> [WORK TO BE COMPLETED] Skip every picture and transcribe the remaining material exactly.

======

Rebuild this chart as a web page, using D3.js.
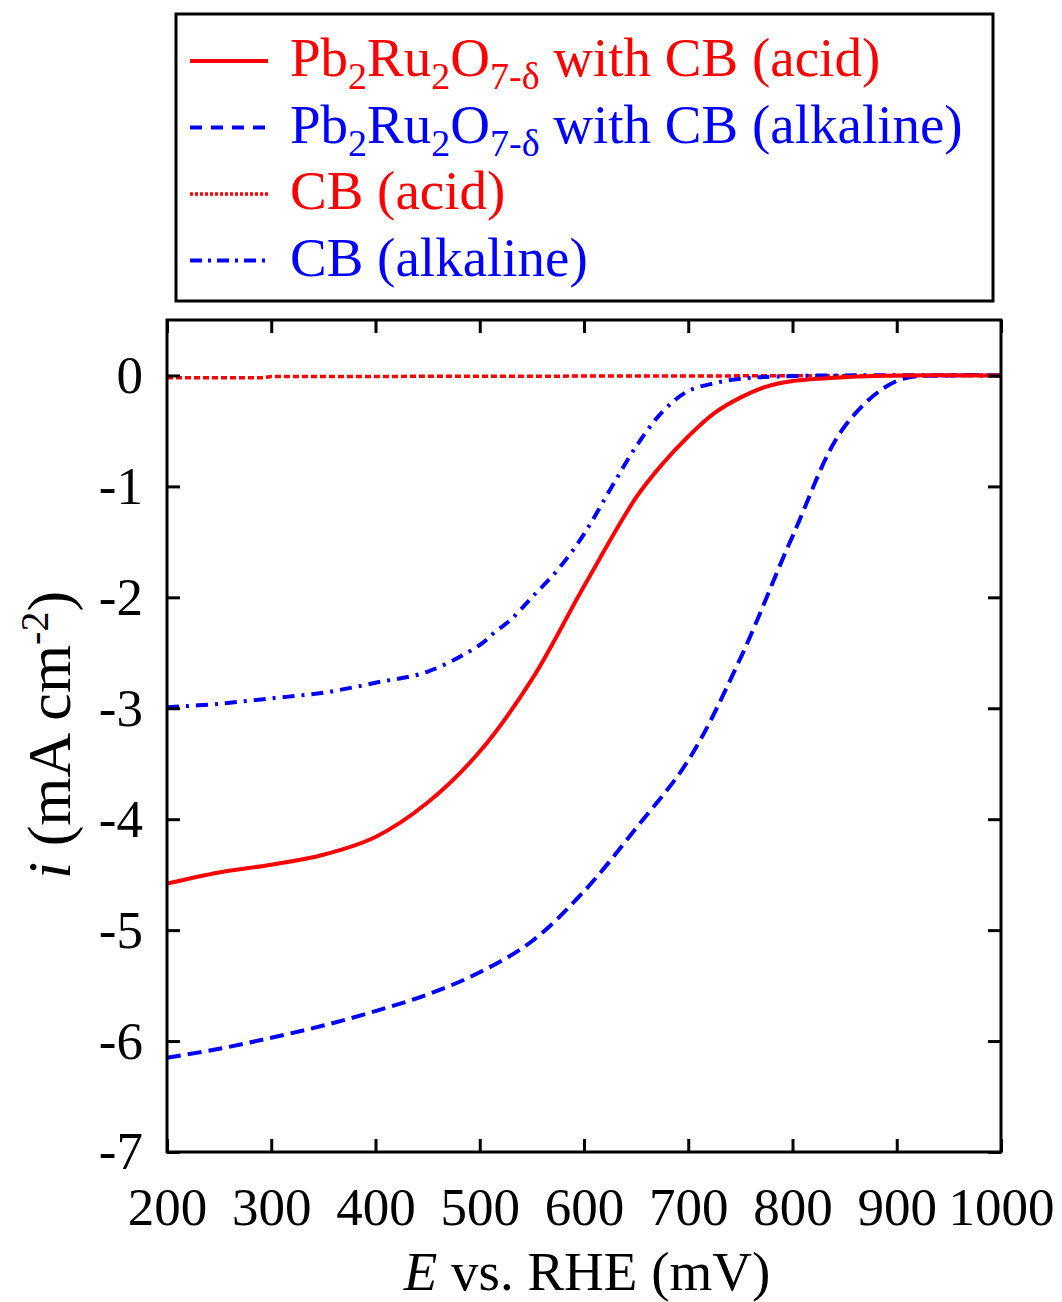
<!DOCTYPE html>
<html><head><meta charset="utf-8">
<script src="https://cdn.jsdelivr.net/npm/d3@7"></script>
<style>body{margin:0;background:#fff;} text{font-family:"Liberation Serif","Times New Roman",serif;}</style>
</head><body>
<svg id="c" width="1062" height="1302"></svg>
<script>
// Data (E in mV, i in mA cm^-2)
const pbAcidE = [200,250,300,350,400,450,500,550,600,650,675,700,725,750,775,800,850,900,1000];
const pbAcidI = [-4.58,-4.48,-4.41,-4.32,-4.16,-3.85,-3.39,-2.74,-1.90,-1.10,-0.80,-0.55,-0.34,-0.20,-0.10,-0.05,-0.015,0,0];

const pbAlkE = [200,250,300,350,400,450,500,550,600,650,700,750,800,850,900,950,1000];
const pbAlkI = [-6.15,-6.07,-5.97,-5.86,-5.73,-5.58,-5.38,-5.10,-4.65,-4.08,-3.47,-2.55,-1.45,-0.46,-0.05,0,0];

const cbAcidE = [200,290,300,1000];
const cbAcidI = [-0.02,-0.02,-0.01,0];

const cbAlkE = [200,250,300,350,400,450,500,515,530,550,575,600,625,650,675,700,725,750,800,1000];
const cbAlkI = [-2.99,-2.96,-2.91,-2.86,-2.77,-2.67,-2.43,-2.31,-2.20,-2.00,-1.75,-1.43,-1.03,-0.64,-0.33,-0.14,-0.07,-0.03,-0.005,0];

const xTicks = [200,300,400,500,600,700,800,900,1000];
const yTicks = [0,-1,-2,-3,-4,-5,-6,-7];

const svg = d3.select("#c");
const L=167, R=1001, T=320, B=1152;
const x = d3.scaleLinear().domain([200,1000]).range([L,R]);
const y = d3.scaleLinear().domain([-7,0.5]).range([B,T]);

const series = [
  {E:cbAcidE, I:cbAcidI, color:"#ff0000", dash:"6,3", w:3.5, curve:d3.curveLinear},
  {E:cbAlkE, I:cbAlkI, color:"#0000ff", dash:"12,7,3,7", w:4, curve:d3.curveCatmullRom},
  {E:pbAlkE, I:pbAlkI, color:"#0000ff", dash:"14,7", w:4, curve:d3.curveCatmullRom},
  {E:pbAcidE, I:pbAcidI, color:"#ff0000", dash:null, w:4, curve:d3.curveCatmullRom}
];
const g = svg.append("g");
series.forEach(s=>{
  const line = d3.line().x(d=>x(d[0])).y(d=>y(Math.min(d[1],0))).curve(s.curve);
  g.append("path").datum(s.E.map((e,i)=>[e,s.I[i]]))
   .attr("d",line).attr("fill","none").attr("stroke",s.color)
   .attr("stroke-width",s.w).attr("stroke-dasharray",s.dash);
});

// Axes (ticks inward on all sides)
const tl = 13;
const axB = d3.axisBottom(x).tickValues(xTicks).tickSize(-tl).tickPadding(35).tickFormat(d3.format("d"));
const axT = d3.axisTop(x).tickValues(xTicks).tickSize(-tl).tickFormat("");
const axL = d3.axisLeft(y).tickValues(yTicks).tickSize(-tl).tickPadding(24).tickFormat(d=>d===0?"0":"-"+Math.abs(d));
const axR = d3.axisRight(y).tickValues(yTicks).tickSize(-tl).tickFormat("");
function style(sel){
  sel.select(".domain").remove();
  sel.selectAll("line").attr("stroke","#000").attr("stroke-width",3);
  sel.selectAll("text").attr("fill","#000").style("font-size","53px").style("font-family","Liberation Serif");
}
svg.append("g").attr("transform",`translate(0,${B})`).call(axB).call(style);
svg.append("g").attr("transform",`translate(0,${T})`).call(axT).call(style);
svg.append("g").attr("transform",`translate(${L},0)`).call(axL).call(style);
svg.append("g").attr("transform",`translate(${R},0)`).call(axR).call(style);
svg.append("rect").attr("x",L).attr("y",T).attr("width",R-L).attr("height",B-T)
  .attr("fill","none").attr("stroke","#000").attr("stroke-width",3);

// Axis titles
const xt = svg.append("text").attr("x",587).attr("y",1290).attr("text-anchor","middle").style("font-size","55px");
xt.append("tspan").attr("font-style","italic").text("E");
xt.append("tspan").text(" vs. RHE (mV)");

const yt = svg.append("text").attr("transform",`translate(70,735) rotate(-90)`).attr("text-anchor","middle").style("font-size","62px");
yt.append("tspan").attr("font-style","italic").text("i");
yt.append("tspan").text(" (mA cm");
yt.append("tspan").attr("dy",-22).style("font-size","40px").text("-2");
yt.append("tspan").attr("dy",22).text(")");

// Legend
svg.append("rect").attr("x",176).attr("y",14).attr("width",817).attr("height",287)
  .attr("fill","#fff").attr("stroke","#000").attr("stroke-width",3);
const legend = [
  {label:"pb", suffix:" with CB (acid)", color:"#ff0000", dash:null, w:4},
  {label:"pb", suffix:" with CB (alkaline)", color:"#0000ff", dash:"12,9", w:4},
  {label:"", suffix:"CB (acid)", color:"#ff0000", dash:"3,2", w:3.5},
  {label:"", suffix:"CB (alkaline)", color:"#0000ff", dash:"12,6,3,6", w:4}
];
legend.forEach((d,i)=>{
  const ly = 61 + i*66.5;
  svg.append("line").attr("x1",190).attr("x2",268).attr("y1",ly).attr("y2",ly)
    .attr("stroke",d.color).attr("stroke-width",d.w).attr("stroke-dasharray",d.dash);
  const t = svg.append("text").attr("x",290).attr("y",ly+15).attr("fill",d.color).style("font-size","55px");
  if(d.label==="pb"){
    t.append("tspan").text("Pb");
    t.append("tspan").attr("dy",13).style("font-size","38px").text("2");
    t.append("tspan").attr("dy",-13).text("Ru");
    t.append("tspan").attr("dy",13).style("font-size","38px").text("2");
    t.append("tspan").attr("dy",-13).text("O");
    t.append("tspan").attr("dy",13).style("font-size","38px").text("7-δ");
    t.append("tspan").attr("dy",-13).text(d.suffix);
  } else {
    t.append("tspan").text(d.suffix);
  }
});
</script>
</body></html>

======

> [OUTPUT FOR THIS TASK]
Rebuild this chart as a web page, using D3.js.
<!DOCTYPE html>
<html><head><meta charset="utf-8">
<script src="https://cdn.jsdelivr.net/npm/d3@7"></script>
<style>body{margin:0;background:#fff;} text{font-family:"Liberation Serif","Times New Roman",serif;}</style>
</head><body>
<svg id="c" width="1062" height="1302"></svg>
<script>
// Data (E in mV, i in mA cm^-2)
const pbAcidE = [200,250,300,350,400,450,500,550,600,650,675,700,725,750,775,800,850,900,1000];
const pbAcidI = [-4.58,-4.48,-4.41,-4.32,-4.16,-3.85,-3.39,-2.74,-1.90,-1.10,-0.80,-0.55,-0.34,-0.20,-0.10,-0.05,-0.015,0,0];

const pbAlkE = [200,250,300,350,400,450,500,550,600,650,700,750,800,850,900,950,1000];
const pbAlkI = [-6.15,-6.07,-5.97,-5.86,-5.73,-5.58,-5.38,-5.10,-4.65,-4.08,-3.47,-2.55,-1.45,-0.46,-0.05,0,0];

const cbAcidE = [200,290,300,1000];
const cbAcidI = [-0.02,-0.02,-0.01,0];

const cbAlkE = [200,250,300,350,400,450,500,515,530,550,575,600,625,650,675,700,725,750,800,1000];
const cbAlkI = [-2.99,-2.96,-2.91,-2.86,-2.77,-2.67,-2.43,-2.31,-2.20,-2.00,-1.75,-1.43,-1.03,-0.64,-0.33,-0.14,-0.07,-0.03,-0.005,0];

const xTicks = [200,300,400,500,600,700,800,900,1000];
const yTicks = [0,-1,-2,-3,-4,-5,-6,-7];

const svg = d3.select("#c");
const L=167, R=1001, T=320, B=1152;
const x = d3.scaleLinear().domain([200,1000]).range([L,R]);
const y = d3.scaleLinear().domain([-7,0.5]).range([B,T]);

const series = [
  {E:cbAcidE, I:cbAcidI, color:"#ff0000", dash:"6,3", w:3.5, curve:d3.curveLinear},
  {E:cbAlkE, I:cbAlkI, color:"#0000ff", dash:"12,7,3,7", w:4, curve:d3.curveCatmullRom},
  {E:pbAlkE, I:pbAlkI, color:"#0000ff", dash:"14,7", w:4, curve:d3.curveCatmullRom},
  {E:pbAcidE, I:pbAcidI, color:"#ff0000", dash:null, w:4, curve:d3.curveCatmullRom}
];
const g = svg.append("g");
series.forEach(s=>{
  const line = d3.line().x(d=>x(d[0])).y(d=>y(Math.min(d[1],0))).curve(s.curve);
  g.append("path").datum(s.E.map((e,i)=>[e,s.I[i]]))
   .attr("d",line).attr("fill","none").attr("stroke",s.color)
   .attr("stroke-width",s.w).attr("stroke-dasharray",s.dash);
});

// Axes (ticks inward on all sides)
const tl = 13;
const axB = d3.axisBottom(x).tickValues(xTicks).tickSize(-tl).tickPadding(35).tickFormat(d3.format("d"));
const axT = d3.axisTop(x).tickValues(xTicks).tickSize(-tl).tickFormat("");
const axL = d3.axisLeft(y).tickValues(yTicks).tickSize(-tl).tickPadding(24).tickFormat(d=>d===0?"0":"-"+Math.abs(d));
const axR = d3.axisRight(y).tickValues(yTicks).tickSize(-tl).tickFormat("");
function style(sel){
  sel.select(".domain").remove();
  sel.selectAll("line").attr("stroke","#000").attr("stroke-width",3);
  sel.selectAll("text").attr("fill","#000").style("font-size","53px").style("font-family","Liberation Serif");
}
svg.append("g").attr("transform",`translate(0,${B})`).call(axB).call(style);
svg.append("g").attr("transform",`translate(0,${T})`).call(axT).call(style);
svg.append("g").attr("transform",`translate(${L},0)`).call(axL).call(style);
svg.append("g").attr("transform",`translate(${R},0)`).call(axR).call(style);
svg.append("rect").attr("x",L).attr("y",T).attr("width",R-L).attr("height",B-T)
  .attr("fill","none").attr("stroke","#000").attr("stroke-width",3);

// Axis titles
const xt = svg.append("text").attr("x",587).attr("y",1290).attr("text-anchor","middle").style("font-size","55px");
xt.append("tspan").attr("font-style","italic").text("E");
xt.append("tspan").text(" vs. RHE (mV)");

const yt = svg.append("text").attr("transform",`translate(70,735) rotate(-90)`).attr("text-anchor","middle").style("font-size","62px");
yt.append("tspan").attr("font-style","italic").text("i");
yt.append("tspan").text(" (mA cm");
yt.append("tspan").attr("dy",-22).style("font-size","40px").text("-2");
yt.append("tspan").attr("dy",22).text(")");

// Legend
svg.append("rect").attr("x",176).attr("y",14).attr("width",817).attr("height",287)
  .attr("fill","#fff").attr("stroke","#000").attr("stroke-width",3);
const legend = [
  {label:"pb", suffix:" with CB (acid)", color:"#ff0000", dash:null, w:4},
  {label:"pb", suffix:" with CB (alkaline)", color:"#0000ff", dash:"12,9", w:4},
  {label:"", suffix:"CB (acid)", color:"#ff0000", dash:"3,2", w:3.5},
  {label:"", suffix:"CB (alkaline)", color:"#0000ff", dash:"12,6,3,6", w:4}
];
legend.forEach((d,i)=>{
  const ly = 61 + i*66.5;
  svg.append("line").attr("x1",190).attr("x2",268).attr("y1",ly).attr("y2",ly)
    .attr("stroke",d.color).attr("stroke-width",d.w).attr("stroke-dasharray",d.dash);
  const t = svg.append("text").attr("x",290).attr("y",ly+15).attr("fill",d.color).style("font-size","55px");
  if(d.label==="pb"){
    t.append("tspan").text("Pb");
    t.append("tspan").attr("dy",13).style("font-size","38px").text("2");
    t.append("tspan").attr("dy",-13).text("Ru");
    t.append("tspan").attr("dy",13).style("font-size","38px").text("2");
    t.append("tspan").attr("dy",-13).text("O");
    t.append("tspan").attr("dy",13).style("font-size","38px").text("7-δ");
    t.append("tspan").attr("dy",-13).text(d.suffix);
  } else {
    t.append("tspan").text(d.suffix);
  }
});
</script>
</body></html>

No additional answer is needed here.